Butcher Block is a weekly series celebrating horror’s most extreme films and the minds behind them. Dedicated to graphic gore and splatter, each week will explore the dark, the disturbed, and the depraved in horror, and the blood and guts involved. For the films that use special effects of gore as an art form, and the fans that revel in the carnage, this series is for you.
When it comes to Thanksgiving set horror, slasher Blood Rage has emerged as the reigning holiday champion in recent years. To be fair, the pickings are slim, but this slasher is cut from the same charming cloth as the likes of Pieces and The Mutilator. In other words, it delivers on both wackiness and gore that makes it perfect for gatherings. Originally filmed in 1983, Blood Rage (also known as Slasher) didn’t get released until 1987, and it was a heavily edited version under the title Nightmare at Shadow Woods. It wasn’t until it hit VHS that the gore was restored, where it still remained a rather obscure title until Arrow Films’ limited edition Blu-ray release pushed the slasher into the spotlight a few years ago.
As kids, twins Todd and Terry get bored at a drive-in theater while mom Maddy Simmons (Louise Lasser) is getting frisky in the car with her date. Terry stumbles across another couple having sex in their car and takes a hatchet to the poor guy’s face. Before the crowd gathers, he puts the weapon in his brother’s hand and lets him take the fall. Poor Todd spends the next 10 years in an asylum, until he breaks free on Thanksgiving. It’s the perfect excuse for Terry to unleash his inner homicidal maniac, and Thanksgiving becomes one brutal bloodbath in the neighborhood of Shadow Woods.
Thanksgiving may not be quite as prominently featured during Todd’s murder spree, but it does nail the theme of family. Or family driving you nuts on the holidays, specifically. Both played by Mark Soper, Todd and Terry are understandably strange having been raised by Maddy. Lasser was a well-known television and soap opera actress, and imbues Maddy with an over-the-top eccentric naivety. Inexplicably, she’s all but shunned Todd, and wholeheartedly believes her angelic Terry could do no wrong. It results in a tragic but quite humorous ending. That the often-laughable dialogue is pretty silly only furthers the quirkiness of the Simmons family. Terry has a penchant for uttering, “It’s not cranberry sauce,” when regarding blood spills, and it’s so silly it works.

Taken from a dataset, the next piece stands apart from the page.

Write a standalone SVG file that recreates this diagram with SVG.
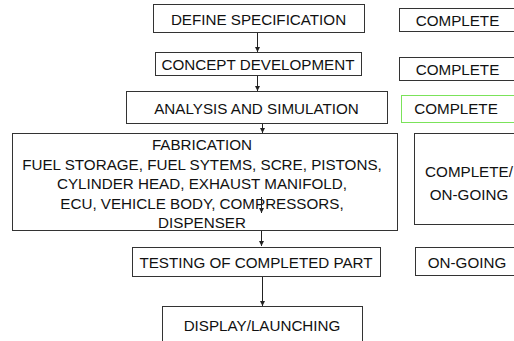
<svg xmlns="http://www.w3.org/2000/svg" width="514" height="341" viewBox="0 0 514 341">
<style>
rect{fill:#fff;stroke:#333;stroke-width:1}
.g{stroke:#7be35a}
text{font-family:"Liberation Sans",Arial,sans-serif;font-size:15.2px;fill:#111;text-anchor:middle}
.c line{stroke:#222;stroke-width:1}
</style>
<defs>
<marker id="ah" markerWidth="6" markerHeight="6" refX="5" refY="3" orient="auto" markerUnits="userSpaceOnUse"><path d="M0,0.5 L5,3 L0,5.5 Z" fill="#222"/></marker>
</defs>
<rect x="0" y="0" width="514" height="341" style="fill:#fff;stroke:none"/>
<g id="n1"><rect x="153.5" y="4.5" width="211" height="28"/><text x="258.5" y="25">DEFINE SPECIFICATION</text></g>
<g id="s1"><rect x="399.5" y="8.5" width="130" height="23"/><text x="457.5" y="26">COMPLETE</text></g>
<g id="n2"><rect x="155.5" y="52.5" width="206" height="23"/><text x="258" y="70">CONCEPT DEVELOPMENT</text></g>
<g id="s2"><rect x="399.5" y="57.5" width="130" height="23"/><text x="457.5" y="75">COMPLETE</text></g>
<g id="n3"><rect x="126.5" y="91.5" width="261" height="32"/><text x="256.5" y="114">ANALYSIS AND SIMULATION</text></g>
<g id="s3"><rect class="g" x="401.5" y="95.5" width="130" height="27"/><text x="456" y="114">COMPLETE</text></g>
<g id="n4"><rect x="12.5" y="133.5" width="385" height="97"/>
<text x="202" y="150">FABRICATION</text>
<text x="202" y="169.5">FUEL STORAGE, FUEL SYTEMS, SCRE, PISTONS,</text>
<text x="202" y="189">CYLINDER HEAD, EXHAUST MANIFOLD,</text>
<text x="202" y="208.5">ECU, VEHICLE BODY,  COMPRESSORS,</text>
<text x="202" y="228">DISPENSER</text></g>
<g id="s4"><rect x="414.5" y="133.5" width="120" height="91"/><text x="469" y="177">COMPLETE/</text><text x="469" y="200">ON-GOING</text></g>
<g id="n5"><rect x="132.5" y="247.5" width="248" height="29"/><text x="256" y="268">TESTING OF COMPLETED PART</text></g>
<g id="s5"><rect x="415.5" y="247.5" width="120" height="28"/><text x="467" y="268">ON-GOING</text></g>
<g id="n6"><rect x="162.5" y="306.5" width="200" height="40"/><text x="262" y="331">DISPLAY/LAUNCHING</text></g>
<g class="c" id="connectors">
<line x1="257.5" y1="33" x2="257.5" y2="52" marker-end="url(#ah)"/>
<line x1="257.5" y1="76" x2="257.5" y2="91" marker-end="url(#ah)"/>
<line x1="262.5" y1="124" x2="262.5" y2="133" marker-end="url(#ah)"/>
<line x1="261.5" y1="197" x2="261.5" y2="213" marker-end="url(#ah)"/>
<line x1="261.5" y1="231" x2="261.5" y2="246" marker-end="url(#ah)"/>
<line x1="262.5" y1="277" x2="262.5" y2="306" marker-end="url(#ah)"/>
</g>
</svg>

Of course, what really makes Blood Rage so fun is the gore. The special makeup effects were created and executed by Ed French (Creepshow 2, C.H.U.D., Terminator 2: Judgment Day), who also played the role of Bill. French injected a brutal sense of realism to the kills, catching you off guard from the opening scene’s hatchet to the face. When Terry decides to off mom’s new fiancé, it starts off with a not so plausible machete to the hand that ends in a gnarly splitting of the head, with oozing grey matter spilling out. Nearly all of the deaths are inventive and gory thanks to French’s work. It brings this weird balance of realistic carnage to over the top acting and dialogue that somehow works.
Though Terry’s affinity for cranberry sauce has become the tagline and mantra of Blood Rage, it can really be summed up with the cheesy, simple line, “The turkey was perfect!” This slasher is one big turkey, and I mean that as a compliment. Blood Rage is a Thanksgiving slasher that serves up a reminder to give thanks to boutique Blu-ray distributors like Arrow Films who unearth these forgotten gems. And thanks to artists like Ed French who deliver glorious gore that’s not cranberry sauce.